We have seen in the marginal parts of this country that land and community abandonment are real factors. Two hours were allowed for this debate, which is as fundamental as the debate on the Finance Bill or any other issue being debated in this House at this time. It is fundamental to how we will order our society over the next 25 years or 30 years. The policies that have been pursued by environmentalists, those in the Custom House and others in terms of centralising the population is not working and is bad for society in the long run. Consider the enormous daily cost to the State associated with the development of Limerick and west Dublin over the past 40 years or 50 years. If we are to continue with this and say that there is to be no more once-off houses in the country, I firmly believe that we will rue the day and environmentalists, when they will have done a complete about-turn on their nonsensical policies, and planners will come back and say it was a folly. We are leaving behind a good, integrated social infrastructure. We will not have all the same age group in the one estate. We will have people of all age groups, as well as help, support and commitment, which is how the community should be defined. Communities should be defined in terms of how they support their people.

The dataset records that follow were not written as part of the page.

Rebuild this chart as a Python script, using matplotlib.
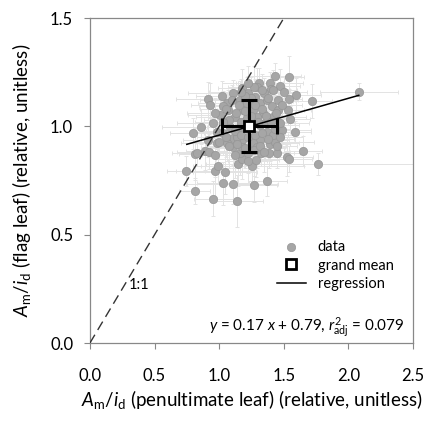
import matplotlib.pyplot as plt
import numpy as np

plt.rcParams['font.family'] = ['Lato', 'DejaVu Sans']
plt.rcParams['mathtext.fontset'] = 'custom'
plt.rcParams['mathtext.rm'] = 'Lato'
plt.rcParams['mathtext.it'] = 'Lato:italic'

# data points (penultimate leaf, flag leaf), relative values
x_pen = [2.08, 1.72, 1.537, 1.433, 1.472, 1.395, 1.312, 1.291, 1.40, 1.591,
         1.54, 1.532, 1.55, 1.488, 1.588, 1.648, 1.524, 1.537, 1.764, 0.917,
         0.93, 1.02, 1.11, 1.162, 1.059, 0.857, 0.80, 0.813, 0.832, 0.891,
         0.925, 0.969, 0.744, 0.969, 0.994, 1.046, 0.813, 1.028, 1.105, 0.956,
         1.136, 1.271, 1.374, 1.149, 1.175, 1.258, 1.286, 1.322, 1.227, 1.162,
         1.382, 1.446, 1.395, 1.433, 0.956, 0.982, 1.033, 1.007, 1.028, 1.072,
         1.123, 1.183, 1.214, 1.265, 1.317, 1.369, 1.408, 1.459, 1.343, 1.42,
         1.317, 1.369, 1.42, 1.317, 1.265, 1.175, 1.11, 1.059, 1.11, 1.175,
         1.085, 1.162, 1.136, 1.291, 1.214, 1.356, 1.472, 1.459, 1.278, 1.348,
         1.175, 1.227, 1.291, 0.982, 0.917,
         1.08, 1.13, 1.17, 1.20, 1.25, 1.28, 1.33, 1.36, 1.30, 1.40,
         1.44, 1.25, 1.20, 1.15, 1.10, 1.05, 1.38, 1.42, 1.33, 1.27,
         1.22, 1.17, 1.49, 1.50, 1.12, 1.17, 1.22, 1.28, 1.33, 1.38,
         1.43, 1.05, 1.08, 1.14, 1.27, 1.32, 1.20, 1.00, 1.03, 1.45,
         1.35, 1.47, 1.12, 1.22, 0.97]
y_flag = [1.161, 1.118, 1.227, 1.233, 1.187, 1.202, 1.199, 1.181, 1.172, 1.144,
          1.125, 1.076, 1.033, 0.983, 0.974, 0.888, 0.86, 0.848, 0.826, 1.125,
          1.099, 1.141, 1.156, 1.122, 1.107, 0.999, 0.968, 0.873, 0.876, 0.888,
          0.883, 0.868, 0.794, 0.795, 0.819, 0.788, 0.703, 0.737, 0.734, 0.667,
          0.655, 0.729, 0.749, 0.826, 0.848, 0.819, 0.845, 0.879, 0.876, 0.876,
          0.876, 0.879, 0.919, 0.93, 1.014, 0.976, 0.968, 1.053, 1.094, 1.076,
          1.045, 1.076, 1.11, 1.076, 1.107, 1.122, 1.094, 1.076, 1.061, 1.045,
          1.007, 0.976, 0.96, 0.937, 0.922, 0.937, 0.945, 0.922, 0.906, 0.906,
          0.999, 0.999, 0.953, 1.045, 1.037, 1.017, 1.014, 1.122, 1.138, 1.153,
          1.176, 1.153, 0.906, 0.922, 0.937,
          1.03, 1.06, 1.02, 1.07, 1.05, 1.10, 1.08, 1.05, 1.02, 1.02,
          1.06, 1.13, 1.14, 1.10, 1.12, 1.08, 1.13, 1.17, 1.17, 1.18,
          1.20, 1.16, 1.10, 1.16, 0.98, 0.96, 0.95, 0.96, 0.97, 0.94,
          0.99, 0.95, 0.91, 0.92, 0.89, 0.91, 0.90, 0.93, 1.02, 0.91,
          0.88, 0.95, 0.87, 0.84, 1.06]
x_err = [0.30, 0.15, 0.12, 0.20, 0.15, 0.25, 0.18, 0.22, 0.14, 0.20,
         0.10, 0.18, 0.15, 0.22, 0.12, 0.15, 0.20, 0.18, 0.75, 0.25,
         0.15, 0.20, 0.35, 0.15, 0.22, 0.30, 0.18, 0.12, 0.20, 0.15,
         0.25, 0.18, 0.15, 0.30, 0.20, 0.25, 0.12, 0.20, 0.35, 0.15,
         0.20, 0.18, 0.15, 0.25, 0.20, 0.40, 0.18, 0.15, 0.22, 0.30,
         0.20, 0.18, 0.15, 0.30, 0.28, 0.20, 0.15, 0.25, 0.18, 0.12,
         0.30, 0.20, 0.15, 0.25, 0.18, 0.22, 0.15, 0.20, 0.12, 0.25,
         0.30, 0.18, 0.15, 0.22, 0.35, 0.20, 0.18, 0.15, 0.25, 0.20,
         0.18, 0.25, 0.15, 0.20, 0.30, 0.18, 0.22, 0.15, 0.20, 0.25,
         0.18, 0.15, 0.22, 0.28, 0.20,
         0.20, 0.15, 0.25, 0.18, 0.22, 0.15, 0.20, 0.12, 0.25, 0.18,
         0.15, 0.22, 0.30, 0.18, 0.25, 0.20, 0.15, 0.18, 0.22, 0.12,
         0.20, 0.25, 0.15, 0.18, 0.22, 0.20, 0.15, 0.25, 0.18, 0.20,
         0.12, 0.22, 0.18, 0.25, 0.15, 0.20, 0.30, 0.18, 0.22, 0.15,
         0.20, 0.18, 0.25, 0.15, 0.22]
y_err = [0.04, 0.08, 0.10, 0.06, 0.08, 0.05, 0.07, 0.09, 0.06, 0.08,
         0.05, 0.07, 0.06, 0.08, 0.05, 0.07, 0.09, 0.06, 0.05, 0.08,
         0.10, 0.07, 0.06, 0.09, 0.05, 0.08, 0.07, 0.12, 0.06, 0.09,
         0.08, 0.10, 0.07, 0.12, 0.08, 0.10, 0.06, 0.10, 0.09, 0.08,
         0.12, 0.08, 0.07, 0.10, 0.09, 0.07, 0.08, 0.06, 0.09, 0.10,
         0.07, 0.06, 0.08, 0.07, 0.09, 0.08, 0.06, 0.10, 0.07, 0.09,
         0.08, 0.06, 0.12, 0.07, 0.09, 0.08, 0.06, 0.07, 0.10, 0.08,
         0.09, 0.07, 0.06, 0.08, 0.10, 0.09, 0.07, 0.08, 0.10, 0.09,
         0.08, 0.07, 0.09, 0.06, 0.08, 0.07, 0.09, 0.06, 0.08, 0.07,
         0.09, 0.08, 0.10, 0.07, 0.08,
         0.07, 0.09, 0.06, 0.08, 0.10, 0.07, 0.08, 0.06, 0.09, 0.07,
         0.08, 0.10, 0.06, 0.09, 0.07, 0.08, 0.06, 0.09, 0.07, 0.10,
         0.08, 0.06, 0.09, 0.07, 0.08, 0.10, 0.07, 0.09, 0.06, 0.08,
         0.07, 0.09, 0.10, 0.08, 0.12, 0.07, 0.09, 0.08, 0.06, 0.10,
         0.09, 0.07, 0.11, 0.10, 0.07]

# grand mean and its spread
mean_x, mean_y = 1.234, 1.0
mean_xerr, mean_yerr = 0.21, 0.12

# regression y = 0.17 x + 0.79
slope, intercept = 0.17, 0.79
reg_x = [0.75, 2.08]

fig = plt.figure(figsize=(4.28, 4.22), dpi=100)
ax = fig.add_axes([0.210, 0.187, 0.755, 0.770])

ax.errorbar(x_pen, y_flag, xerr=x_err, yerr=y_err, fmt='none',
            ecolor='#e3e3e3', elinewidth=0.7, capsize=1.5, capthick=0.7, zorder=1)
ax.scatter(x_pen, y_flag, s=36, color='#a6a6a6', edgecolors='#969696',
           linewidths=0.5, zorder=2, label='data')

ax.plot([0, 1.5], [0, 1.5], color='#333333', lw=1, dashes=(7, 4), zorder=3)
reg_x = np.array(reg_x)
ax.plot(reg_x, slope * reg_x + intercept, color='black', lw=1.1, zorder=3,
        label='regression')

ax.errorbar([mean_x], [mean_y], xerr=[mean_xerr], yerr=[mean_yerr], fmt='none',
            ecolor='black', elinewidth=2.2, capsize=6, capthick=2.2, zorder=4)
ax.plot([mean_x], [mean_y], 's', ms=6.5, mfc='white', mec='black', mew=2,
        zorder=5, label='grand mean', ls='none')

ax.text(0.3, 0.25, '1:1', fontsize=10.5)
ax.text(2.43, 0.02, r'$\mathit{y}$ = 0.17 $\mathit{x}$ + 0.79, $\mathit{r}^{2}_{\mathrm{adj}}$ = 0.079',
        fontsize=11, ha='right', va='bottom')

h, l = ax.get_legend_handles_labels()
order = [l.index('data'), l.index('grand mean'), l.index('regression')]
ax.legend([h[i] for i in order], [l[i] for i in order], loc='lower right',
          bbox_to_anchor=(0.98, 0.12), frameon=False, fontsize=10.5,
          handlelength=2.0, labelspacing=0.3)

ax.set_xlim(0, 2.5)
ax.set_ylim(0, 1.5)
ax.set_xticks([0, 0.5, 1.0, 1.5, 2.0, 2.5])
ax.set_yticks([0, 0.5, 1.0, 1.5])
ax.xaxis.set_major_formatter(plt.FormatStrFormatter('%.1f'))
ax.yaxis.set_major_formatter(plt.FormatStrFormatter('%.1f'))
ax.tick_params(direction='out', length=4, color='#888888', labelsize=12)
ax.tick_params(axis='x', pad=14)
ax.tick_params(axis='y', pad=8)
ax.tick_params(top=False, right=False)
for s in ax.spines.values():
    s.set_color('#888888')
    s.set_linewidth(0.9)

ax.set_xlabel(r'$\mathit{A}_\mathrm{m}/\mathit{i}_\mathrm{d}$ (penultimate leaf) (relative, unitless)',
              fontsize=13.5, labelpad=3)
ax.set_ylabel(r'$\mathit{A}_\mathrm{m}/\mathit{i}_\mathrm{d}$ (flag leaf) (relative, unitless)',
              fontsize=13.5, labelpad=12)

plt.savefig('out.png', dpi=100)
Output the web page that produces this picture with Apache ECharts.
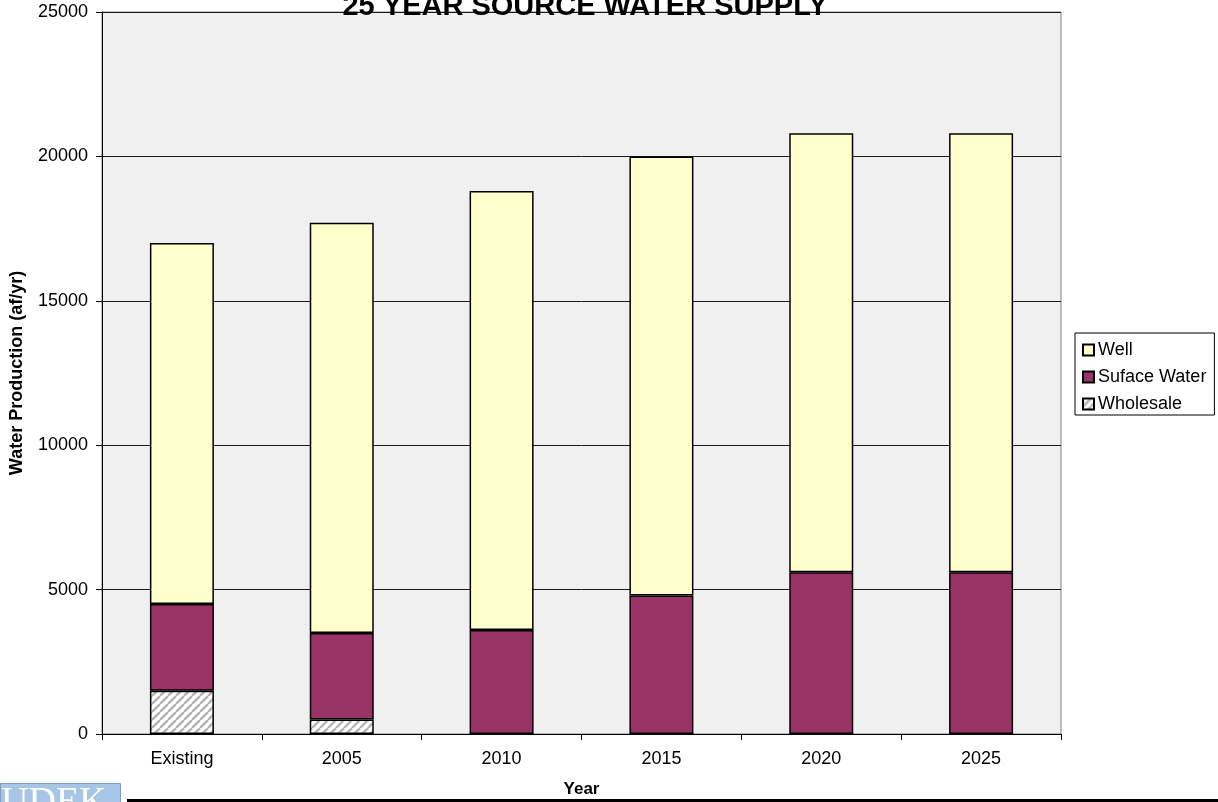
<!DOCTYPE html>
<html>
<head>
<meta charset="utf-8">
<script src="https://cdn.jsdelivr.net/npm/echarts@6/dist/echarts.min.js"></script>
<style>
  html, body { margin: 0; padding: 0; background: #fff; }
  #chart { width: 1218px; height: 802px; }
</style>
</head>
<body>
<div id="chart"></div>
<script>
// Source water supply by year (af/yr), stacked bottom-to-top: wholesale, surface water, well
const categories = ['Existing', '2005', '2010', '2015', '2020', '2025'];
const wholesale = [1500, 500, 0, 0, 0, 0];
const surfaceWater = [3000, 3000, 3600, 4800, 5600, 5600];
const well = [12500, 14200, 15200, 15200, 15200, 15200];
const yTicks = [0, 5000, 10000, 15000, 20000, 25000];

const FONT = '"Liberation Sans", Arial, sans-serif';

// Diagonal hatch tile for the wholesale segments
function hatchTile() {
  const c = document.createElement('canvas');
  c.width = 8; c.height = 8;
  const g = c.getContext('2d');
  g.fillStyle = '#ffffff';
  g.fillRect(0, 0, 8, 8);
  g.strokeStyle = '#b4b4b4';
  g.lineWidth = 2.4;
  for (const o of [-8, 0, 8]) {
    g.beginPath();
    g.moveTo(o, 8);
    g.lineTo(o + 8, 0);
    g.stroke();
  }
  return c;
}

const chart = echarts.init(document.getElementById('chart'), null, { renderer: 'canvas' });

const barStyle = (color) => ({ color: color, borderColor: '#000', borderWidth: 1.5 });

chart.setOption({
  animation: false,
  backgroundColor: '#ffffff',
  title: {
    text: '25 YEAR SOURCE WATER SUPPLY',
    left: 580,
    top: -13,
    textAlign: 'center',
    textStyle: { fontFamily: FONT, fontSize: 29, fontWeight: 'bold', color: '#000' }
  },
  grid: {
    left: 102, top: 12, right: 157, bottom: 68,
    outerBoundsMode: 'none',
    containLabel: false,
    show: true,
    backgroundColor: '#f0f0f0',
    borderColor: '#808080',
    borderWidth: 1
  },
  legend: {
    orient: 'vertical',
    left: 1075,
    top: 333,
    data: ['Well', 'Suface Water', 'Wholesale'],
    icon: 'rect',
    itemWidth: 11,
    itemHeight: 11,
    itemGap: 9,
    padding: [8, 8, 2, 7],
    borderColor: '#000',
    borderWidth: 1,
    backgroundColor: '#fff',
    textStyle: { fontFamily: FONT, fontSize: 18, color: '#000', padding: [0, 0, 0, -1] }
  },
  xAxis: {
    type: 'category',
    data: categories,
    boundaryGap: true,
    name: 'Year',
    nameLocation: 'middle',
    nameGap: 47,
    nameTextStyle: { fontFamily: FONT, fontSize: 17, fontWeight: 'bold', color: '#000' },
    axisLine: { lineStyle: { color: '#000', width: 1 } },
    axisTick: { show: true, length: 6, lineStyle: { color: '#000' } },
    axisLabel: { fontFamily: FONT, fontSize: 18, color: '#000', margin: 16 },
    splitLine: { show: false }
  },
  yAxis: {
    type: 'value',
    min: yTicks[0],
    max: yTicks[yTicks.length - 1],
    interval: yTicks[1] - yTicks[0],
    name: 'Water Production (af/yr)',
    nameLocation: 'middle',
    nameGap: 76,
    nameTextStyle: { fontFamily: FONT, fontSize: 18, fontWeight: 'bold', color: '#000' },
    axisLine: { show: true, lineStyle: { color: '#000', width: 1 } },
    axisTick: { show: true, length: 6, lineStyle: { color: '#000' } },
    axisLabel: {
      fontFamily: FONT, fontSize: 18, color: '#000', margin: 14,
      formatter: (v) => String(v)
    },
    splitLine: { show: true, lineStyle: { color: '#1a1a1a', width: 1 } }
  },
  series: [
    {
      name: 'Wholesale', type: 'bar', stack: 'supply', barWidth: 64,
      data: wholesale,
      itemStyle: barStyle({ image: hatchTile(), repeat: 'repeat' })
    },
    {
      name: 'Suface Water', type: 'bar', stack: 'supply', barWidth: 64,
      data: surfaceWater,
      itemStyle: barStyle('#993366')
    },
    {
      name: 'Well', type: 'bar', stack: 'supply', barWidth: 64,
      data: well,
      itemStyle: barStyle('#ffffcc')
    }
  ],
  graphic: [
    // footer logo block and rule
    {
      type: 'rect', left: 0, top: 783, z: 10,
      shape: { width: 120, height: 19 },
      style: { fill: '#a7c6e6', stroke: '#7f9fc0', lineWidth: 1 }
    },
    {
      type: 'text', left: 1, top: 784, z: 11,
      style: { text: 'UDEK', fill: '#ffffff', font: '38px "Liberation Serif", "Times New Roman", serif' }
    },
    {
      type: 'rect', left: 127, top: 799, z: 10,
      shape: { width: 1091, height: 3 },
      style: { fill: '#000' }
    }
  ]
});
</script>
</body>
</html>
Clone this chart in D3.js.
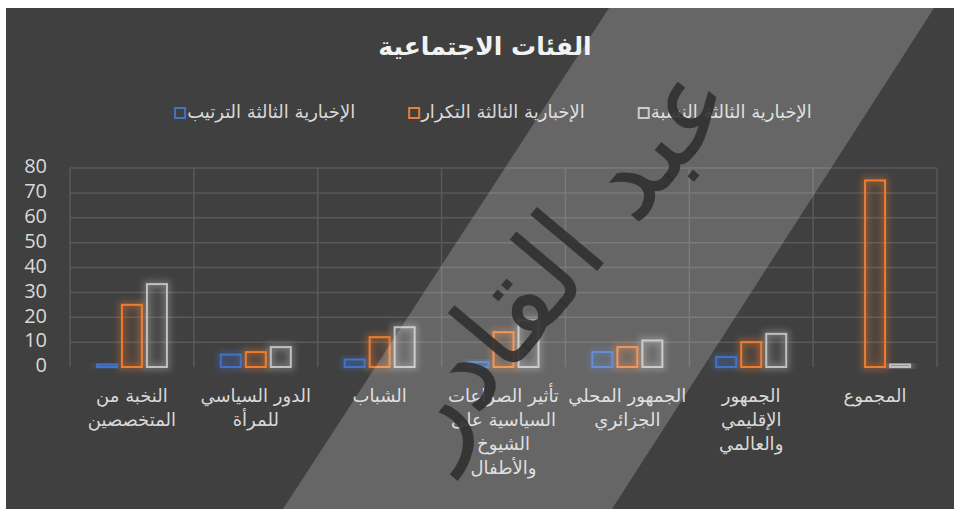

In whatever we do and in terms of our contributions to this debate, we have to appreciate and support what we have. We must encourage people because people will live in rural parts of Ireland. I said last night during the debate on the Finance Bill that there are many fine jobs in rural parts of Ireland. Small and large companies have built up significant employment and given social cohesion to communities. That is readily available if the people who are extremely well-educated by our education system are encouraged in some small way and the blocks are taken away and they are helped to build their own houses, rather than having the absolute nonsense and bureaucratic bullshit that is going on at the moment.